At the Second Avenue Theatre, there was staged a production entitled, "The Russian Princess," with Matilda St. Clair in the title role. Sept. 1921.

"Jakele Blofer" played at Brooklyn's Liberty Theatre on October 1, 1921. Here Clara Young plays the title role. Music by Sholom Secunda. Alsow ith Bernard Young.

At the Second Avenue Theatre in October 1921 there was staged
Hello, Shmendrik," written by Willie Siegel. It starred Regina Prager and Samuel Rosenstein, Kalmen Juvelier, Lazar Freed, Sam Kestin et al.
The music was composed by Joseph Rumshinsky.

At the Lenox Theatre in October 1921, the play "Khayim Khaykl the Matchmaker" opened, starring the dual duos of Nathan and Rose Goldberg, and Jacob and Bettie Jacobs. 60 laughs a minute!

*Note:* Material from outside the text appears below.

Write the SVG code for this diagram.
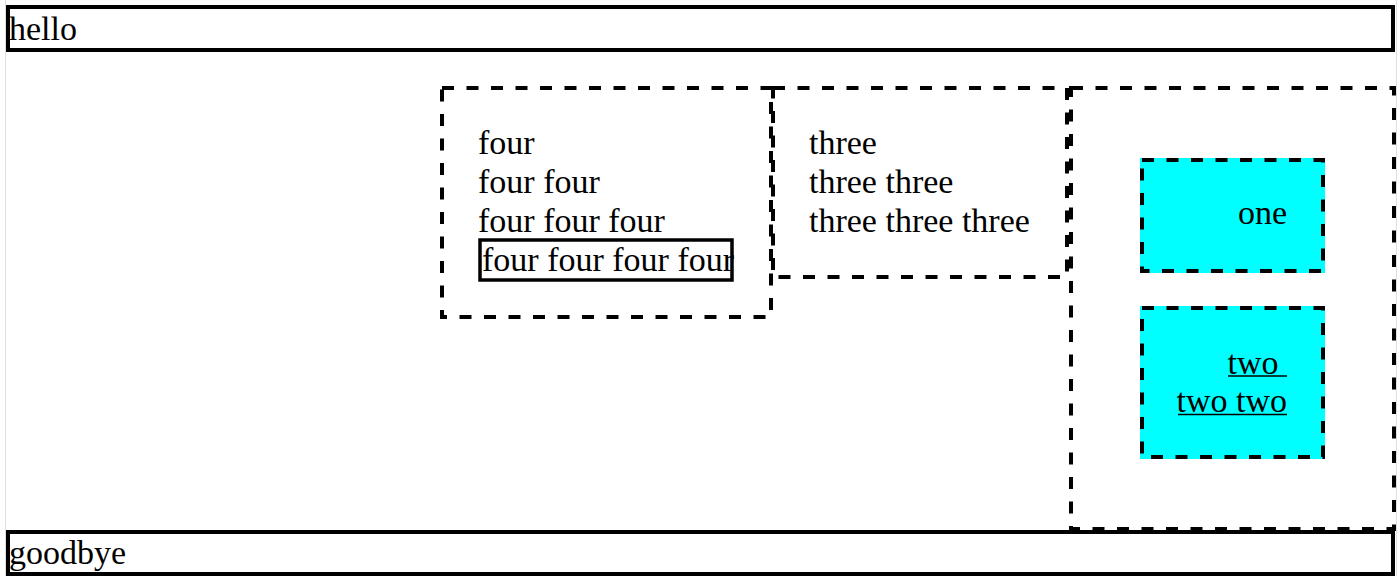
<svg xmlns="http://www.w3.org/2000/svg" width="1400" height="576" viewBox="0 0 1400 576">
<style>
.t{font-family:"Liberation Serif","Times New Roman",serif;font-size:34px;fill:#000}
.solid{fill:#fff;stroke:#000;stroke-width:4}
.dash{fill:none;stroke:#000;stroke-width:4;stroke-dasharray:12 12.5}
.cy{fill:#00ffff}
.ul{stroke:#000;stroke-width:1.6}
</style>
<rect x="0" y="0" width="1400" height="576" fill="#fff"/>
<line x1="5.5" y1="0" x2="5.5" y2="576" stroke="#e0e0e0" stroke-width="1"/>
<line x1="1396.5" y1="0" x2="1396.5" y2="576" stroke="#e0e0e0" stroke-width="1"/>
<g id="hello">
<rect class="solid" x="8" y="7" width="1385" height="43"/>
<text class="t" x="9" y="40">hello</text>
</g>
<g id="four">
<rect class="dash" x="442" y="88" width="329" height="229"/>
<text class="t" x="478" y="154">four</text>
<text class="t" x="478" y="193">four four</text>
<text class="t" x="478" y="232">four four four</text>
<rect x="480" y="240" width="252" height="40" fill="none" stroke="#000" stroke-width="3.5"/>
<text class="t" x="482" y="271">four four four four</text>
</g>
<g id="three">
<rect class="dash" x="773" y="88" width="294" height="189"/>
<text class="t" x="809" y="154">three</text>
<text class="t" x="809" y="193">three three</text>
<text class="t" x="809" y="232">three three three</text>
</g>
<g id="container">
<rect class="dash" x="1071" y="88" width="323" height="441"/>
</g>
<g id="one">
<rect class="cy" x="1140" y="158" width="185" height="115"/>
<rect class="dash" x="1142" y="160" width="181" height="111"/>
<text class="t" x="1287" y="224" text-anchor="end">one</text>
</g>
<g id="two">
<rect class="cy" x="1140" y="306" width="185" height="153"/>
<rect class="dash" x="1142" y="308" width="181" height="149"/>
<text class="t" x="1278.5" y="373.5" text-anchor="end">two</text>
<line class="ul" x1="1228" y1="376" x2="1287" y2="376"/>
<text class="t" x="1287" y="412" text-anchor="end">two two</text>
<line class="ul" x1="1178" y1="414.5" x2="1287" y2="414.5"/>
</g>
<g id="goodbye">
<rect class="solid" x="8" y="532" width="1385" height="42"/>
<text class="t" x="9" y="564">goodbye</text>
</g>
<g id="connectors"></g>
</svg>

At the Second Avenue Theatre, "From Downtown to the Bronx" opened on December 2, 1921. It was written by Harry Kalmanowitz, and Joseph Rumshinsky wrote the music. With Sam Kasten, Muni Weisenfreund (aka Paul Muni) et al.

The great Aaron Lebedeff starred here in "Yoshke Khvat" (by Isidore Lash, music by Herman Wohl.) It opened on October 29, 1921. At Thomashefsky's National Theatre.

At the Second Avenue Theatre, the play, "Der rebe hot geheysn freylekh zayn," which opened on December 23, 1921. Music by Joseph Rumshinsky.

Maurice Schwartz and his Yiddish Art Theatre staged Ansky's "The Dybbuk" at their 27th Street theatre.

"Three Persons with One Face," at Brooklyn's Hopkinson Theatre, December 30, 1921, with Fishl Singer et al.

"In a World of Sin," at NYC's Lipzin's Theatre, by Isidor Solotorefsky. It opened on December 20, 1921 and starred Jennie Valiere.